Несколько раз мы сходили позависать в клубы с нормальной публикой, где она отрывалась на полную, танцевала и привлекала, угощалась от парней. Подружка преображалась постепенно – всего-то другая одежда, умелый взрослый макияж, но не другое тело, другое лицо. А денег на косметику уже не надо ждать от матери, теперь с желтым билетом все сама.
Спустя недели – вместе сидели в клубе «Казино», за столиком, с мужчинами вдвое старше себя. Напомаженная лже-Маришка блестела юной, гладкой полнотой. Я мрачно оттеняла ее сияние.
– А как же честь, братан?
– Бабки – это основа! Братки и бабки, – говорил, но скорее выкрикивал пузатый человек, лапавший Маринку; дорогая рубашка и джинсы, итальянские туфли. – Я без денег кто? Ноль без палочки. Научный работник на минималке, так бы и жил, говно жрал и жрал, спасибо говорил, блядей государственных обслуживал. А сейчас что, блядей сам покупаю, денег не считаю на виски, квартира, машина, жена вон в шубе, шмотки-хуетки, цацки-сиськи, все как у людей. Не, брат, извиняй, не согласен, блядь, с тобой про справедливость, ни хуя, мир несправедлив и рулят только бабки.
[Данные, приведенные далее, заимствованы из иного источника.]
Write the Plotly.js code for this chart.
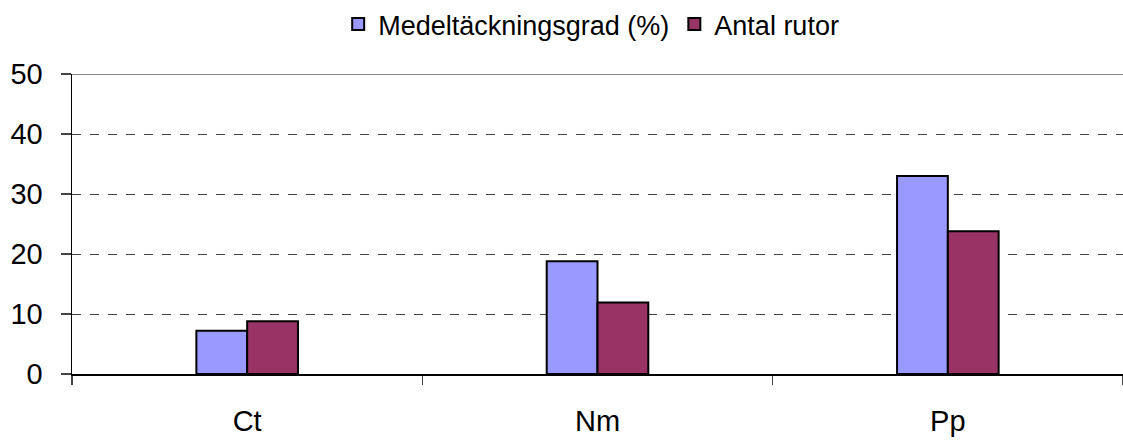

– Что это у тебя такая подруга хмурая? – прокричал другой, тот, который перепил и раньше заговорил про совесть. – Может, ей коктейльчик?
– Не обращай внимания. Это она по брату.
– А чё он?
Я не сдержалась, больно щипнула Женю за бок.
– Да так, забудь. – Она повернулась ко мне и зло шепнула: – А чё, мне, как и ты, вечно хмуриться, я понимаю – брат-брат, но этот твой траурный ебальник мне все портит.
Пока она целовалась с пузатым, я размахнулась, думала дать ей в лицо, но изо всех сил толкнула. Поехала домой, одна.
Оставалось вернуться к учебе?
Неделю думала, почти рвала на себе волосы; хорошо не страницы книг. И сходила в институт, обиталище некогда и моего разума. Внутри хотелось пригнуться, закрыться. Стены, окрашенные воспоминаниями, любовными начинаниями, – куда же все кануло? Ирония госстандарта.